Task requirements
Repeat the records word for word, excluding any picture.

Rows from a dataset of charts and code:

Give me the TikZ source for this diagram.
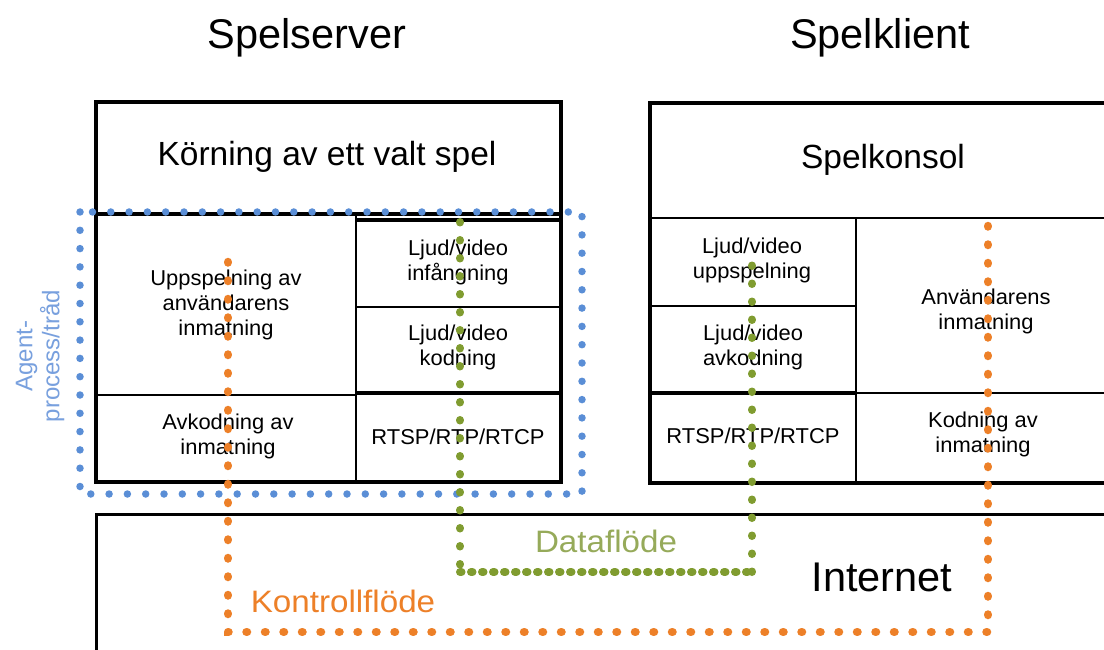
\documentclass[tikz,border=0pt]{standalone}
\usepackage{fontspec}
\setmainfont{Liberation Sans}
\definecolor{agentblue}{RGB}{90,142,214}
\definecolor{agenttext}{RGB}{120,160,222}
\definecolor{ctlorange}{RGB}{237,128,40}
\definecolor{dataolive}{RGB}{128,156,48}
\definecolor{datatext}{RGB}{150,170,90}
\begin{document}
\begin{tikzpicture}[x=1pt,y=-1pt,
  heavy/.style={line width=4pt},
  light/.style={line width=2pt},
  title/.style={font=\fontsize{41.5}{46}\selectfont, inner sep=0},
  big/.style={font=\fontsize{33.5}{38}\selectfont, inner sep=0},
  small/.style={font=\fontsize{21.5}{25}\selectfont, align=center, inner sep=0, xscale=1.02},
  flowlabel/.style={font=\fontsize{31}{35}\selectfont, inner sep=0, xscale=1.07},
  agentdots/.style={agentblue, line width=7.5pt, line cap=round, dash pattern=on 0pt off 18.3pt},
  ctldots/.style={ctlorange, line width=8.5pt, line cap=round, dash pattern=on 0.5pt off 18pt},
  datadots/.style={dataolive, line width=8pt, line cap=round, dash pattern=on 0.5pt off 17.5pt},
  densedata/.style={dataolive, line width=8pt, line cap=round, dash pattern=on 1.5pt off 9.5pt},
]
\useasboundingbox (0,0) rectangle (1104,650);
\fill[white] (0,0) rectangle (1104,650);

% ---------- headings ----------
\node[title] (srvtitle) at (307,38) {Spelserver};
\node[title] (clitle) at (880,38) {Spelklient};

% ---------- game server ----------
\draw[heavy] (96,102) rectangle (561,482);
\draw[heavy] (96,214) -- (561,214);
\draw[light] (356,214) -- (356,482);
\draw[light] (96,395) -- (356,395);
\draw[heavy] (356,220) -- (561,220);
\draw[light] (356,307) -- (561,307);
\draw[heavy] (356,393) -- (561,393);

\node[big] (run) at (327,157) {Körning av ett valt spel};
\node[small] (replay) at (226,305) {Uppspelning av\\användarens\\inmatning};
\node[small] (decin) at (228,436) {Avkodning av\\inmatning};
\node[small] (capture) at (458,262) {Ljud/video\\infångning};
\node[small] (encode) at (458,347) {Ljud/video\\kodning};
\node[small] (srvproto) at (458,437) {RTSP/RTP/RTCP};

% agent process / thread boundary
\draw[agentdots] (80,212) rectangle (582,494);
\node[font=\fontsize{24}{27}\selectfont, align=center, inner sep=0, text=agenttext, rotate=90]
  (agent) at (40,356) {Agent-\\process/tråd};

% ---------- game client ----------
\draw[heavy] (1120,103) -- (650,103) -- (650,483) -- (1120,483);
\draw[light] (650,218) -- (1120,218);
\draw[light] (856,218) -- (856,483);
\draw[light] (650,306) -- (856,306);
\draw[heavy] (650,393) -- (856,393);
\draw[light] (856,393) -- (1120,393);

\node[big] (console) at (883,160) {Spelkonsol};
\node[small] (play) at (752,260) {Ljud/video\\uppspelning};
\node[small] (decode) at (753,347) {Ljud/video\\avkodning};
\node[small] (cliproto) at (753,436) {RTSP/RTP/RTCP};
\node[small] (userin) at (986,311) {Användarens\\inmatning};
\node[small] (encin) at (983,434) {Kodning av\\inmatning};

% ---------- internet ----------
\draw[line width=3pt] (1120,514) -- (96,514) -- (96,660);
\node[title] (net) at (882,577) {Internet};

% ---------- flows ----------
\coordinate (ctlstart) at (228,262);
\coordinate (ctlend) at (988,226);
\coordinate (ctlfloor) at (0,632);
\draw[ctldots] (ctlstart) -- (ctlstart |- ctlfloor) -| (ctlend);
\node[flowlabel, text=ctlorange] (ctllabel) at (343,601) {Kontrollflöde};

\coordinate (datastart) at (460,222);
\coordinate (dataend) at (752,258);
\coordinate (datafloor) at (0,572);
\coordinate (dataleft) at (datastart |- datafloor);
\coordinate (dataright) at (dataend |- datafloor);
\draw[datadots] (datastart) -- (dataleft);
\draw[densedata] (dataleft) -- (dataright);
\draw[datadots] (dataright) -- (dataend);
\node[flowlabel, text=datatext] (datalabel) at (606,541) {Dataflöde};
\end{tikzpicture}
\end{document}
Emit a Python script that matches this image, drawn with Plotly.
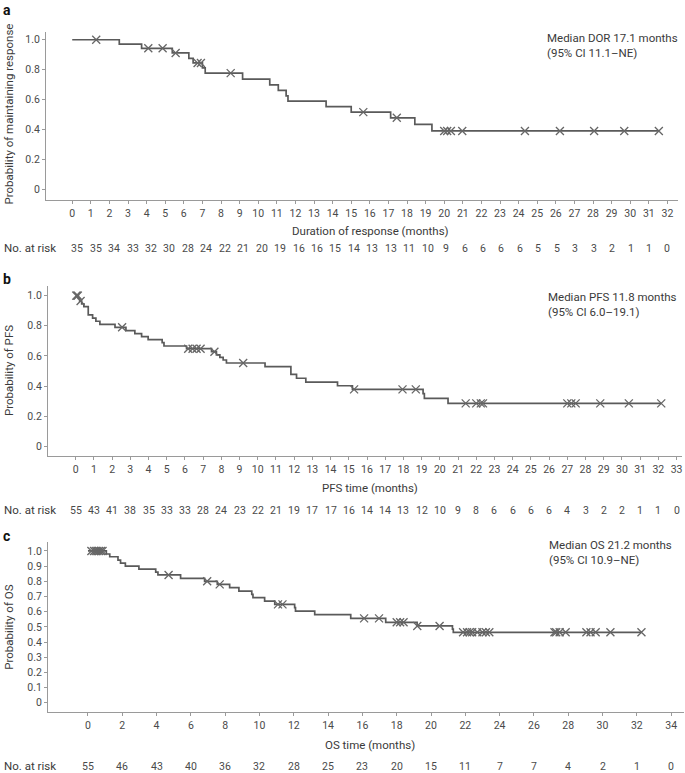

Complete output
Give me the TikZ source for this diagram.
\documentclass[tikz,border=0pt]{standalone}
\usepackage{fontspec}
\setmainfont{Liberation Sans}
\definecolor{agentblue}{RGB}{90,142,214}
\definecolor{agenttext}{RGB}{120,160,222}
\definecolor{ctlorange}{RGB}{237,128,40}
\definecolor{dataolive}{RGB}{128,156,48}
\definecolor{datatext}{RGB}{150,170,90}
\begin{document}
\begin{tikzpicture}[x=1pt,y=-1pt,
  heavy/.style={line width=4pt},
  light/.style={line width=2pt},
  title/.style={font=\fontsize{41.5}{46}\selectfont, inner sep=0},
  big/.style={font=\fontsize{33.5}{38}\selectfont, inner sep=0},
  small/.style={font=\fontsize{21.5}{25}\selectfont, align=center, inner sep=0, xscale=1.02},
  flowlabel/.style={font=\fontsize{31}{35}\selectfont, inner sep=0, xscale=1.07},
  agentdots/.style={agentblue, line width=7.5pt, line cap=round, dash pattern=on 0pt off 18.3pt},
  ctldots/.style={ctlorange, line width=8.5pt, line cap=round, dash pattern=on 0.5pt off 18pt},
  datadots/.style={dataolive, line width=8pt, line cap=round, dash pattern=on 0.5pt off 17.5pt},
  densedata/.style={dataolive, line width=8pt, line cap=round, dash pattern=on 1.5pt off 9.5pt},
]
\useasboundingbox (0,0) rectangle (1104,650);
\fill[white] (0,0) rectangle (1104,650);

% ---------- headings ----------
\node[title] (srvtitle) at (307,38) {Spelserver};
\node[title] (clitle) at (880,38) {Spelklient};

% ---------- game server ----------
\draw[heavy] (96,102) rectangle (561,482);
\draw[heavy] (96,214) -- (561,214);
\draw[light] (356,214) -- (356,482);
\draw[light] (96,395) -- (356,395);
\draw[heavy] (356,220) -- (561,220);
\draw[light] (356,307) -- (561,307);
\draw[heavy] (356,393) -- (561,393);

\node[big] (run) at (327,157) {Körning av ett valt spel};
\node[small] (replay) at (226,305) {Uppspelning av\\användarens\\inmatning};
\node[small] (decin) at (228,436) {Avkodning av\\inmatning};
\node[small] (capture) at (458,262) {Ljud/video\\infångning};
\node[small] (encode) at (458,347) {Ljud/video\\kodning};
\node[small] (srvproto) at (458,437) {RTSP/RTP/RTCP};

% agent process / thread boundary
\draw[agentdots] (80,212) rectangle (582,494);
\node[font=\fontsize{24}{27}\selectfont, align=center, inner sep=0, text=agenttext, rotate=90]
  (agent) at (40,356) {Agent-\\process/tråd};

% ---------- game client ----------
\draw[heavy] (1120,103) -- (650,103) -- (650,483) -- (1120,483);
\draw[light] (650,218) -- (1120,218);
\draw[light] (856,218) -- (856,483);
\draw[light] (650,306) -- (856,306);
\draw[heavy] (650,393) -- (856,393);
\draw[light] (856,393) -- (1120,393);

\node[big] (console) at (883,160) {Spelkonsol};
\node[small] (play) at (752,260) {Ljud/video\\uppspelning};
\node[small] (decode) at (753,347) {Ljud/video\\avkodning};
\node[small] (cliproto) at (753,436) {RTSP/RTP/RTCP};
\node[small] (userin) at (986,311) {Användarens\\inmatning};
\node[small] (encin) at (983,434) {Kodning av\\inmatning};

% ---------- internet ----------
\draw[line width=3pt] (1120,514) -- (96,514) -- (96,660);
\node[title] (net) at (882,577) {Internet};

% ---------- flows ----------
\coordinate (ctlstart) at (228,262);
\coordinate (ctlend) at (988,226);
\coordinate (ctlfloor) at (0,632);
\draw[ctldots] (ctlstart) -- (ctlstart |- ctlfloor) -| (ctlend);
\node[flowlabel, text=ctlorange] (ctllabel) at (343,601) {Kontrollflöde};

\coordinate (datastart) at (460,222);
\coordinate (dataend) at (752,258);
\coordinate (datafloor) at (0,572);
\coordinate (dataleft) at (datastart |- datafloor);
\coordinate (dataright) at (dataend |- datafloor);
\draw[datadots] (datastart) -- (dataleft);
\draw[densedata] (dataleft) -- (dataright);
\draw[datadots] (dataright) -- (dataend);
\node[flowlabel, text=datatext] (datalabel) at (606,541) {Dataflöde};
\end{tikzpicture}
\end{document}
Emit a Python script that matches this image, drawn with Plotly.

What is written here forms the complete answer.